The Redskins lost practice squad wide receiver Simmie Cobbs this week after the New Orleans Saints claimed the undrafted rookie.
On its own, that's not major news. Cobbs showed promise in training camp and many around Redskins Park believe he has made a lot of progress working on the scout team this fall.
Losing practice squad players happens, but the circumstances around Cobbs' departure are unique. For starters, the Redskins tried to keep Cobbs, but he decided to leave for New Orleans anyway.
On the surface, that move is obvious: Play with Drew Brees on a Super Bowl contender or play with a fourth-string QB on a team riding a four-game losing streak.
Dig deeper, however, and it's not that simple. None of this is.
Cobbs chose to go to a new team and a new city rather than the squad that signed him out of Indiana University.
Cobbs chose to learn a new playbook and new terminology with just three weeks remaining in the regular season rather than play in the offense he knows and has been practicing since May.
As Cobbs explained, it bothered him that the Redskins did not want to sign him until New Orleans made a move. He called it a "no-brainer" to go to New Orleans.
New Saints rookie WR Simmie Cobbs Jr.: "No brainer to come here." pic.twitter.com/65I7QZDm3d— NOLA.com Saints News (@SaintsNOW) December 14, 2018
Frankly, Cobbs is right.
For weeks, the Redskins have carried a bizarre five running backs on their 53-man roster, even as injuries forced significant churn on the offensive line. Washington has not kept more than three running backs active on game day, yet two more sit occupying roster spots. Adrian Peterson and Chris Thompson are absolute roster locks, but beyond that, none of the other rostered players have performed in a manner forcing the 'Skins to keep them.
Samaje Perine has only been active four games this season, and those were mostly due to injury. He has five carries this year. The Redskins decided to use one of their two injured reserve return designations for Byron Marshall, who has three carries on the season and is best known at this point for a key block he missed on the play that broke Alex Smith's leg. Kapri Bibbs has played relatively well in limited work, but in last week's loss to the Giants, he was inactive with Perine.
Add all of that up and it appears the Redskins have at least one more running back than they need. In their defense, Thompson's lingering ribs injury forced Washington to play it safe at running back for a number of weeks, but Thompson has now been back on the field for the last two games.
What does all of this mean for Cobbs?
Building a 53-man roster is like a jigsaw puzzle. Each piece must fit with the others, and players on the back end of the roster must be able to help on special teams.

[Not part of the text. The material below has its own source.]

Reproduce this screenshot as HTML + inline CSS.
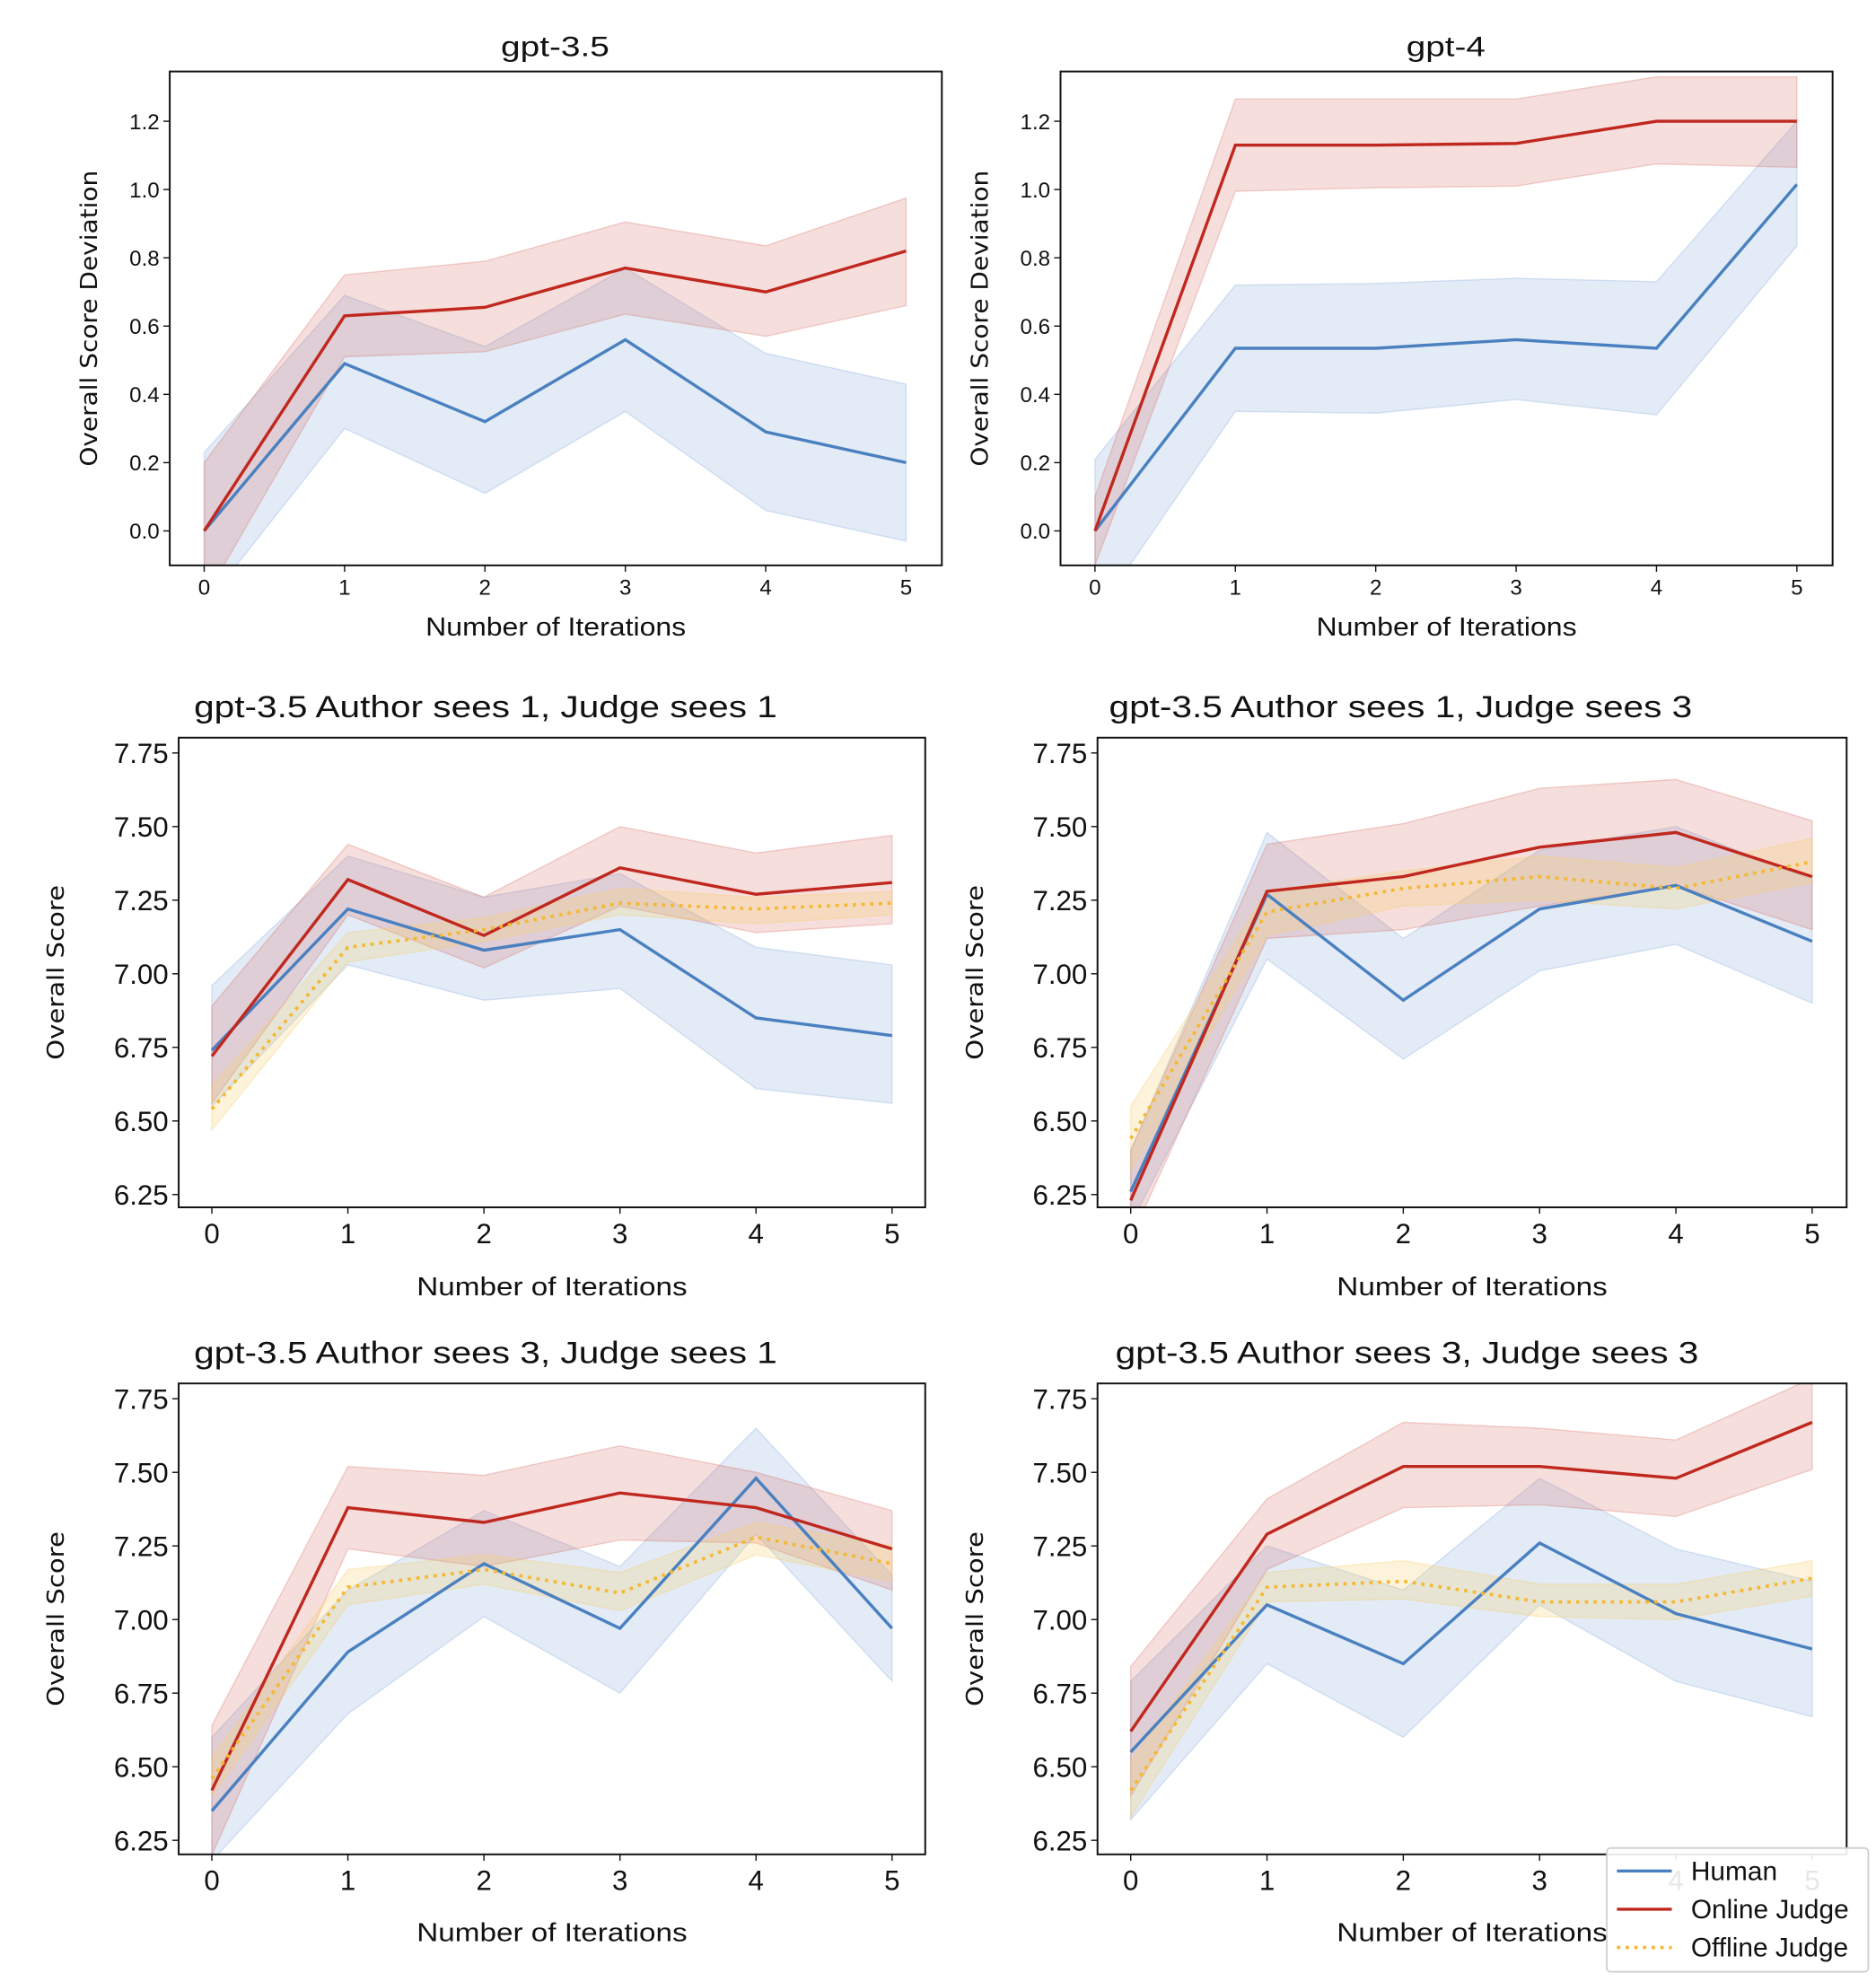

Cobbs would fit that bill. And this week seemed like the obvious time to bring him up as Josh Doctson worked his way back from the concussion protocol and the team was carrying just five WRs total.
It's not like Washington was getting a lot of production at the receiver position anyway. Doctson's roster spot is locked in, as is Jamison Crowder's but after that are questions. Mauirce Harris has always shown great hands but he's been on and off the Redskins roster. Veteran Michael Floyd was a midseason addition that has five catches in 10 games. Brian Quick and Jehu Chesson are both primarily special teams players.
Cobbs, on the other hand, is an intriguing rookie with size and potential. The Redskins are 6-7, and while still in the hunt for the final Wild Card spot, the team is starting a fourth-string QB and playing their fifth and sixth-string guards.
Now isn't the time to take chances on an undrafted rookie; two weeks ago was.
Remember two weeks ago, when the Redskins only used 52 of 53 roster spots for a Monday night loss in Philadelphia? The team literally didn't fill out their full roster.
Let's not confuse Cobbs with Jerry Rice quite yet, but at the same time, let's look at the big picture.
The Redskins roster has been a mess due to injury, that's understandable. The team has been forced to carry more offensive linemen than expected, and the running back situation clearly dragged longer than the brass could have expected. At least, that's what fans should hope happened with the running back situation.
Regardless, the Redskins reluctance to give Cobbs a chance, even without much production or potential on the bottom of the WR depth chart, made his decision to join the Saints an easy one.